(Plotting code records)
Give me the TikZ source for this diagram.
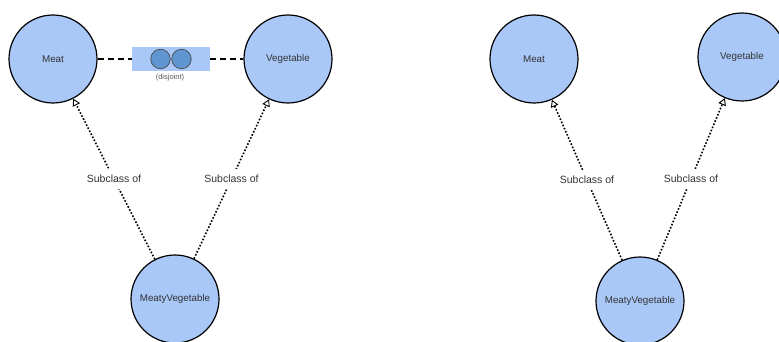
\documentclass[tikz,border=0pt]{standalone}
\usepackage{fontspec}
\setmainfont{Liberation Sans}
\usetikzlibrary{arrows.meta}
\definecolor{classfill}{HTML}{A9C8F8}
\definecolor{disjfill}{HTML}{5F96D2}
\definecolor{labelgray}{HTML}{333333}
\tikzset{
  classnode/.style={circle, draw=black, line width=1.2pt, fill=classfill,
    minimum size=88pt, inner sep=0pt, font=\fontsize{9.8}{11}\selectfont, text=black!80},
  subclass/.style={line width=1.6pt, dash pattern=on 1.6pt off 1.8pt,
    -{Triangle[open, width=8pt, length=7pt, line width=0.9pt, fill=white]}},
  edgelabel/.style={fill=white, inner xsep=2pt, inner ysep=6pt,
    font=\fontsize{10.5}{12}\selectfont, text=labelgray},
  disjline/.style={line width=1.4pt, dash pattern=on 6pt off 4pt},
  disjbox/.style={fill=classfill, minimum width=78pt, minimum height=24pt, inner sep=0pt},
  disjdot/.style={circle, draw=black!70, line width=0.7pt, fill=disjfill,
    minimum size=19.5pt, inner sep=0pt}
}
\begin{document}
\begin{tikzpicture}[x=1pt, y=-1pt]
  \useasboundingbox (0,0) rectangle (779,342);
  \begin{scope}
    \clip (0,0) rectangle (779,342);

    % first ontology: disjoint classes
    \node[classnode] (meatA) at (53,59) {Meat};
    \node[classnode] (vegA) at (288,59) {Vegetable};
    \node[classnode] (mvA) at (175,299) {MeatyVegetable};

    \node[disjbox] (disj) at (171,59) {};
    \node[disjdot] (dotL) at (160.5,59) {};
    \node[disjdot] (dotR) at (181.5,59) {};
    \node[font=\fontsize{7.5}{8}\selectfont, text=black!65, inner sep=0pt]
      (disjlabel) at (170,78) {(disjoint)};

    \draw[disjline] (meatA) -- (disj);
    \draw[disjline] (disj) -- (vegA);

    \draw[subclass] (mvA) -- node[edgelabel] (lblA1) {Subclass of} (meatA);
    \draw[subclass] (mvA) -- node[edgelabel] (lblA2) {Subclass of} (vegA);

    % second ontology: no disjointness axiom
    \node[classnode] (meatB) at (534,59) {Meat};
    \node[classnode] (vegB) at (742,57) {Vegetable};
    \node[classnode] (mvB) at (640,301) {MeatyVegetable};

    \draw[subclass] (mvB) -- node[edgelabel] (lblB1) {Subclass of} (meatB);
    \draw[subclass] (mvB) -- node[edgelabel] (lblB2) {Subclass of} (vegB);
  \end{scope}
\end{tikzpicture}
\end{document}
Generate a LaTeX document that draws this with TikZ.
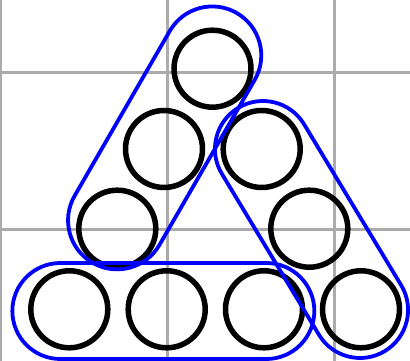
\documentclass[tikz,border=0pt]{standalone}
\begin{document}
\begin{tikzpicture}[x=1pt,y=1pt,
  gridline/.style={draw=black!33, line width=3.5pt},
  ball/.style={circle, draw=black, line width=5.5pt, minimum size=77pt, inner sep=0pt, outer sep=0pt},
  group/.style={rectangle, draw=blue, line width=3.8pt, inner sep=0pt, outer sep=0pt, fill=none}]
\useasboundingbox (0,0) rectangle (410,361);
% grid
\coordinate (gv0b) at (0.7,0);   \coordinate (gv0t) at (0.7,361);
\coordinate (gv1b) at (167.7,0); \coordinate (gv1t) at (167.7,361);
\coordinate (gv2b) at (334.3,0); \coordinate (gv2t) at (334.3,361);
\coordinate (gh1l) at (0,288.7); \coordinate (gh1r) at (410,288.7);
\coordinate (gh2l) at (0,131.7); \coordinate (gh2r) at (410,131.7);
\draw[gridline] (gv0b) -- (gv0t);
\draw[gridline] (gv1b) -- (gv1t);
\draw[gridline] (gv2b) -- (gv2t);
\draw[gridline] (gh1l) -- (gh1r);
\draw[gridline] (gh2l) -- (gh2r);
% balls
\node[ball] (c1) at (212.5,292.3) {};
\node[ball] (c2) at (164,212) {};
\node[ball] (c3) at (261.7,212) {};
\node[ball] (c4) at (117.3,132.3) {};
\node[ball] (c5) at (309.3,132.3) {};
\node[ball] (c6) at (69.3,51.7) {};
\node[ball] (c7) at (166.7,51.7) {};
\node[ball] (c8) at (264,51.7) {};
\node[ball] (c9) at (361,51.7) {};
% groups (stadiums)
\node[group, rounded corners=49pt, minimum width=288.4pt, minimum height=98pt, rotate=60] (gleft) at (164.65,223.1) {};
\node[group, rounded corners=48pt, minimum width=284pt, minimum height=96pt, rotate=-58.9] (gright) at (311.5,131.5) {};
\node[group, rounded corners=48pt, minimum width=302pt, minimum height=96pt] (gbottom) at (163.35,50) {};
\end{tikzpicture}
\end{document}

▶ [WHAT YOU ARE ASKED TO DO]
Extract the entries in full, exactly as they are, minus the pictures.

▶ [THE RESPONSE]
Give me the TikZ source for this diagram.
\documentclass[tikz,border=0pt]{standalone}
\usepackage{fontspec}
\setmainfont{Liberation Sans}
\usetikzlibrary{arrows.meta}
\definecolor{classfill}{HTML}{A9C8F8}
\definecolor{disjfill}{HTML}{5F96D2}
\definecolor{labelgray}{HTML}{333333}
\tikzset{
  classnode/.style={circle, draw=black, line width=1.2pt, fill=classfill,
    minimum size=88pt, inner sep=0pt, font=\fontsize{9.8}{11}\selectfont, text=black!80},
  subclass/.style={line width=1.6pt, dash pattern=on 1.6pt off 1.8pt,
    -{Triangle[open, width=8pt, length=7pt, line width=0.9pt, fill=white]}},
  edgelabel/.style={fill=white, inner xsep=2pt, inner ysep=6pt,
    font=\fontsize{10.5}{12}\selectfont, text=labelgray},
  disjline/.style={line width=1.4pt, dash pattern=on 6pt off 4pt},
  disjbox/.style={fill=classfill, minimum width=78pt, minimum height=24pt, inner sep=0pt},
  disjdot/.style={circle, draw=black!70, line width=0.7pt, fill=disjfill,
    minimum size=19.5pt, inner sep=0pt}
}
\begin{document}
\begin{tikzpicture}[x=1pt, y=-1pt]
  \useasboundingbox (0,0) rectangle (779,342);
  \begin{scope}
    \clip (0,0) rectangle (779,342);

    % first ontology: disjoint classes
    \node[classnode] (meatA) at (53,59) {Meat};
    \node[classnode] (vegA) at (288,59) {Vegetable};
    \node[classnode] (mvA) at (175,299) {MeatyVegetable};

    \node[disjbox] (disj) at (171,59) {};
    \node[disjdot] (dotL) at (160.5,59) {};
    \node[disjdot] (dotR) at (181.5,59) {};
    \node[font=\fontsize{7.5}{8}\selectfont, text=black!65, inner sep=0pt]
      (disjlabel) at (170,78) {(disjoint)};

    \draw[disjline] (meatA) -- (disj);
    \draw[disjline] (disj) -- (vegA);

    \draw[subclass] (mvA) -- node[edgelabel] (lblA1) {Subclass of} (meatA);
    \draw[subclass] (mvA) -- node[edgelabel] (lblA2) {Subclass of} (vegA);

    % second ontology: no disjointness axiom
    \node[classnode] (meatB) at (534,59) {Meat};
    \node[classnode] (vegB) at (742,57) {Vegetable};
    \node[classnode] (mvB) at (640,301) {MeatyVegetable};

    \draw[subclass] (mvB) -- node[edgelabel] (lblB1) {Subclass of} (meatB);
    \draw[subclass] (mvB) -- node[edgelabel] (lblB2) {Subclass of} (vegB);
  \end{scope}
\end{tikzpicture}
\end{document}
Generate a LaTeX document that draws this with TikZ.
\documentclass[tikz,border=0pt]{standalone}
\begin{document}
\begin{tikzpicture}[x=1pt,y=1pt,
  gridline/.style={draw=black!33, line width=3.5pt},
  ball/.style={circle, draw=black, line width=5.5pt, minimum size=77pt, inner sep=0pt, outer sep=0pt},
  group/.style={rectangle, draw=blue, line width=3.8pt, inner sep=0pt, outer sep=0pt, fill=none}]
\useasboundingbox (0,0) rectangle (410,361);
% grid
\coordinate (gv0b) at (0.7,0);   \coordinate (gv0t) at (0.7,361);
\coordinate (gv1b) at (167.7,0); \coordinate (gv1t) at (167.7,361);
\coordinate (gv2b) at (334.3,0); \coordinate (gv2t) at (334.3,361);
\coordinate (gh1l) at (0,288.7); \coordinate (gh1r) at (410,288.7);
\coordinate (gh2l) at (0,131.7); \coordinate (gh2r) at (410,131.7);
\draw[gridline] (gv0b) -- (gv0t);
\draw[gridline] (gv1b) -- (gv1t);
\draw[gridline] (gv2b) -- (gv2t);
\draw[gridline] (gh1l) -- (gh1r);
\draw[gridline] (gh2l) -- (gh2r);
% balls
\node[ball] (c1) at (212.5,292.3) {};
\node[ball] (c2) at (164,212) {};
\node[ball] (c3) at (261.7,212) {};
\node[ball] (c4) at (117.3,132.3) {};
\node[ball] (c5) at (309.3,132.3) {};
\node[ball] (c6) at (69.3,51.7) {};
\node[ball] (c7) at (166.7,51.7) {};
\node[ball] (c8) at (264,51.7) {};
\node[ball] (c9) at (361,51.7) {};
% groups (stadiums)
\node[group, rounded corners=49pt, minimum width=288.4pt, minimum height=98pt, rotate=60] (gleft) at (164.65,223.1) {};
\node[group, rounded corners=48pt, minimum width=284pt, minimum height=96pt, rotate=-58.9] (gright) at (311.5,131.5) {};
\node[group, rounded corners=48pt, minimum width=302pt, minimum height=96pt] (gbottom) at (163.35,50) {};
\end{tikzpicture}
\end{document}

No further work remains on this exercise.